▼

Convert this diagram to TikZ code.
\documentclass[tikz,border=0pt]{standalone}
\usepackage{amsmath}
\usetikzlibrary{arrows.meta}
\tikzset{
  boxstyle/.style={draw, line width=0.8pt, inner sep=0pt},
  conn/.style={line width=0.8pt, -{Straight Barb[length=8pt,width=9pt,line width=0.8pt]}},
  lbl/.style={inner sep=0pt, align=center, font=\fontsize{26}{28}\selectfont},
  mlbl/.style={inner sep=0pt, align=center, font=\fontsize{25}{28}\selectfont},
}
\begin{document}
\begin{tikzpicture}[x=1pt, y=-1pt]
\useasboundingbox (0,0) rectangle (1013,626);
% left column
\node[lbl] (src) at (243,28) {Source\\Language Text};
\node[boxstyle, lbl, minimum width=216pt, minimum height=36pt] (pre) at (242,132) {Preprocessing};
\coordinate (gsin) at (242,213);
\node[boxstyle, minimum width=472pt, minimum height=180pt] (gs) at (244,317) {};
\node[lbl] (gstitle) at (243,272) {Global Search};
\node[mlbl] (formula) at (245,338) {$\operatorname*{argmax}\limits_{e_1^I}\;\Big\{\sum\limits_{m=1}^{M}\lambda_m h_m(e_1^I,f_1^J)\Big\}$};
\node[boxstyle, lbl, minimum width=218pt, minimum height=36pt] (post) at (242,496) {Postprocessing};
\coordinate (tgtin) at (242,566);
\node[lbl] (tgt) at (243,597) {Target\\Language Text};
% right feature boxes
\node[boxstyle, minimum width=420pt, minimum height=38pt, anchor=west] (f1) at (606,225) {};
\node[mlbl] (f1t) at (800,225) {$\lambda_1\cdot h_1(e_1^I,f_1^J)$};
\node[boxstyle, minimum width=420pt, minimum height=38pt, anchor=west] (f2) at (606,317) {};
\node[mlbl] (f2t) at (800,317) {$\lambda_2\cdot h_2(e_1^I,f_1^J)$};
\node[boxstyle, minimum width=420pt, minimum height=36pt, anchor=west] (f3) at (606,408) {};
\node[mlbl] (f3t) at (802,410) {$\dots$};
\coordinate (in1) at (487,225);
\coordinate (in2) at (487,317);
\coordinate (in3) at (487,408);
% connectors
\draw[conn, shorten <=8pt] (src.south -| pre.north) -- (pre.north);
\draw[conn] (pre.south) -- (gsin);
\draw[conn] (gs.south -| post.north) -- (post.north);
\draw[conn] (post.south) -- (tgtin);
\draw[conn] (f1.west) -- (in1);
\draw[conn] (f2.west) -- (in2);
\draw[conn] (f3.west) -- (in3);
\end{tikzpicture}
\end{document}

▲

- TASK REQUIREMENTS -
Quote every line of the data, word for word.

- RESPONSE TO THE TASK -
Convert this diagram to TikZ code.
\documentclass[tikz,border=0pt]{standalone}
\usepackage{amsmath}
\usetikzlibrary{arrows.meta}
\tikzset{
  boxstyle/.style={draw, line width=0.8pt, inner sep=0pt},
  conn/.style={line width=0.8pt, -{Straight Barb[length=8pt,width=9pt,line width=0.8pt]}},
  lbl/.style={inner sep=0pt, align=center, font=\fontsize{26}{28}\selectfont},
  mlbl/.style={inner sep=0pt, align=center, font=\fontsize{25}{28}\selectfont},
}
\begin{document}
\begin{tikzpicture}[x=1pt, y=-1pt]
\useasboundingbox (0,0) rectangle (1013,626);
% left column
\node[lbl] (src) at (243,28) {Source\\Language Text};
\node[boxstyle, lbl, minimum width=216pt, minimum height=36pt] (pre) at (242,132) {Preprocessing};
\coordinate (gsin) at (242,213);
\node[boxstyle, minimum width=472pt, minimum height=180pt] (gs) at (244,317) {};
\node[lbl] (gstitle) at (243,272) {Global Search};
\node[mlbl] (formula) at (245,338) {$\operatorname*{argmax}\limits_{e_1^I}\;\Big\{\sum\limits_{m=1}^{M}\lambda_m h_m(e_1^I,f_1^J)\Big\}$};
\node[boxstyle, lbl, minimum width=218pt, minimum height=36pt] (post) at (242,496) {Postprocessing};
\coordinate (tgtin) at (242,566);
\node[lbl] (tgt) at (243,597) {Target\\Language Text};
% right feature boxes
\node[boxstyle, minimum width=420pt, minimum height=38pt, anchor=west] (f1) at (606,225) {};
\node[mlbl] (f1t) at (800,225) {$\lambda_1\cdot h_1(e_1^I,f_1^J)$};
\node[boxstyle, minimum width=420pt, minimum height=38pt, anchor=west] (f2) at (606,317) {};
\node[mlbl] (f2t) at (800,317) {$\lambda_2\cdot h_2(e_1^I,f_1^J)$};
\node[boxstyle, minimum width=420pt, minimum height=36pt, anchor=west] (f3) at (606,408) {};
\node[mlbl] (f3t) at (802,410) {$\dots$};
\coordinate (in1) at (487,225);
\coordinate (in2) at (487,317);
\coordinate (in3) at (487,408);
% connectors
\draw[conn, shorten <=8pt] (src.south -| pre.north) -- (pre.north);
\draw[conn] (pre.south) -- (gsin);
\draw[conn] (gs.south -| post.north) -- (post.north);
\draw[conn] (post.south) -- (tgtin);
\draw[conn] (f1.west) -- (in1);
\draw[conn] (f2.west) -- (in2);
\draw[conn] (f3.west) -- (in3);
\end{tikzpicture}
\end{document}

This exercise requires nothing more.